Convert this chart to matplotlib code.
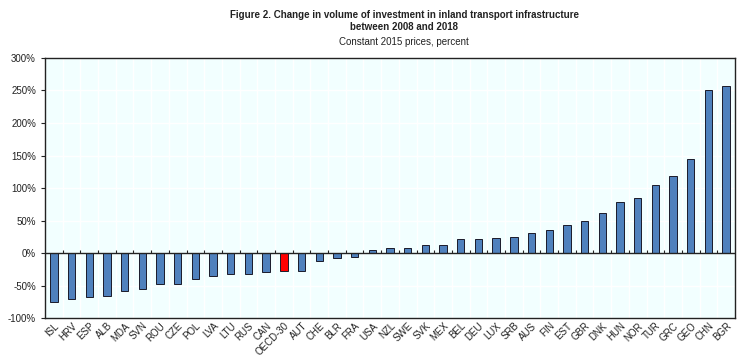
import numpy as np
import matplotlib
matplotlib.use("Agg")
import matplotlib.pyplot as plt
from matplotlib.ticker import FuncFormatter

plt.rcParams["font.family"] = ["Liberation Sans", "DejaVu Sans"]

countries = ["ISL", "HRV", "ESP", "ALB", "MDA", "SVN", "ROU", "CZE", "POL", "LVA",
             "LTU", "RUS", "CAN", "OECD-30", "AUT", "CHE", "BLR", "FRA", "USA", "NZL",
             "SWE", "SVK", "MEX", "BEL", "DEU", "LUX", "SRB", "AUS", "FIN", "EST",
             "GBR", "DNK", "HUN", "NOR", "TUR", "GRC", "GEO", "CHN", "BGR"]
change = [-75, -71, -67, -66, -58, -55, -47, -47, -40, -35,
          -33, -32, -29, -28, -28, -12, -8, -6, 4, 7,
          7, 12, 12, 21, 22, 23, 25, 31, 35, 43,
          50, 61, 79, 85, 105, 118, 145, 251, 257]
highlight = "OECD-30"

BLUE = "#4F81BD"; RED = "#FF0000"; BG = "#F2FFFF"; INK = "#222222"

fig = plt.figure(figsize=(7.5, 3.58), dpi=100)
ax = fig.add_axes([0.06, 0.1117, 0.92, 0.7263])
ax.set_facecolor(BG)

x = np.arange(len(countries))
colors = [RED if c == highlight else BLUE for c in countries]
ax.bar(x, change, width=0.42, color=colors, edgecolor="#1a1a2a", linewidth=0.7, zorder=3)

ax.set_xlim(-0.5, len(countries) - 0.5)
ax.set_ylim(-100, 300)
ax.set_yticks(np.arange(-100, 301, 50))
ax.yaxis.set_major_formatter(FuncFormatter(lambda v, p: f"{v:.0f}%"))

# white grid on category boundaries and y ticks
bounds = np.arange(len(countries) + 1) - 0.5
for b in bounds[1:-1]:
    ax.axvline(b, color="white", lw=1.0, zorder=1)
ax.yaxis.grid(True, color="white", lw=1.0, zorder=1)
ax.set_axisbelow(True)

ax.axhline(0, color=INK, lw=1.0, zorder=4)
ax.vlines(bounds[1:-1], 0, 4, color=INK, lw=0.8, zorder=4)

ax.set_xticks(x)
ax.set_xticklabels(countries, rotation=45, ha="right", rotation_mode="anchor",
                   fontsize=7, color=INK)
ax.tick_params(axis="x", length=0, pad=2)
ax.tick_params(axis="y", labelsize=7, colors=INK, length=3, width=0.8, direction="out")
for s in ax.spines.values():
    s.set_color(INK)
    s.set_linewidth(1.0)

fig.text(0.539, 0.958, "Figure 2. Change in volume of investment in inland transport infrastructure",
         ha="center", va="center", fontsize=7, weight="bold", color=INK)
fig.text(0.539, 0.925, "between 2008 and 2018", ha="center", va="center",
         fontsize=7, weight="bold", color=INK)
fig.text(0.539, 0.8835, "Constant 2015 prices, percent", ha="center", va="center",
         fontsize=7, color=INK)

fig.savefig("out.png", dpi=100)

- - -

● Exercise description: Restate the whole listing above exactly, except for its images.

● The output:
Convert this chart to matplotlib code.
import numpy as np
import matplotlib
matplotlib.use("Agg")
import matplotlib.pyplot as plt
from matplotlib.ticker import FuncFormatter

plt.rcParams["font.family"] = ["Liberation Sans", "DejaVu Sans"]

countries = ["ISL", "HRV", "ESP", "ALB", "MDA", "SVN", "ROU", "CZE", "POL", "LVA",
             "LTU", "RUS", "CAN", "OECD-30", "AUT", "CHE", "BLR", "FRA", "USA", "NZL",
             "SWE", "SVK", "MEX", "BEL", "DEU", "LUX", "SRB", "AUS", "FIN", "EST",
             "GBR", "DNK", "HUN", "NOR", "TUR", "GRC", "GEO", "CHN", "BGR"]
change = [-75, -71, -67, -66, -58, -55, -47, -47, -40, -35,
          -33, -32, -29, -28, -28, -12, -8, -6, 4, 7,
          7, 12, 12, 21, 22, 23, 25, 31, 35, 43,
          50, 61, 79, 85, 105, 118, 145, 251, 257]
highlight = "OECD-30"

BLUE = "#4F81BD"; RED = "#FF0000"; BG = "#F2FFFF"; INK = "#222222"

fig = plt.figure(figsize=(7.5, 3.58), dpi=100)
ax = fig.add_axes([0.06, 0.1117, 0.92, 0.7263])
ax.set_facecolor(BG)

x = np.arange(len(countries))
colors = [RED if c == highlight else BLUE for c in countries]
ax.bar(x, change, width=0.42, color=colors, edgecolor="#1a1a2a", linewidth=0.7, zorder=3)

ax.set_xlim(-0.5, len(countries) - 0.5)
ax.set_ylim(-100, 300)
ax.set_yticks(np.arange(-100, 301, 50))
ax.yaxis.set_major_formatter(FuncFormatter(lambda v, p: f"{v:.0f}%"))

# white grid on category boundaries and y ticks
bounds = np.arange(len(countries) + 1) - 0.5
for b in bounds[1:-1]:
    ax.axvline(b, color="white", lw=1.0, zorder=1)
ax.yaxis.grid(True, color="white", lw=1.0, zorder=1)
ax.set_axisbelow(True)

ax.axhline(0, color=INK, lw=1.0, zorder=4)
ax.vlines(bounds[1:-1], 0, 4, color=INK, lw=0.8, zorder=4)

ax.set_xticks(x)
ax.set_xticklabels(countries, rotation=45, ha="right", rotation_mode="anchor",
                   fontsize=7, color=INK)
ax.tick_params(axis="x", length=0, pad=2)
ax.tick_params(axis="y", labelsize=7, colors=INK, length=3, width=0.8, direction="out")
for s in ax.spines.values():
    s.set_color(INK)
    s.set_linewidth(1.0)

fig.text(0.539, 0.958, "Figure 2. Change in volume of investment in inland transport infrastructure",
         ha="center", va="center", fontsize=7, weight="bold", color=INK)
fig.text(0.539, 0.925, "between 2008 and 2018", ha="center", va="center",
         fontsize=7, weight="bold", color=INK)
fig.text(0.539, 0.8835, "Constant 2015 prices, percent", ha="center", va="center",
         fontsize=7, color=INK)

fig.savefig("out.png", dpi=100)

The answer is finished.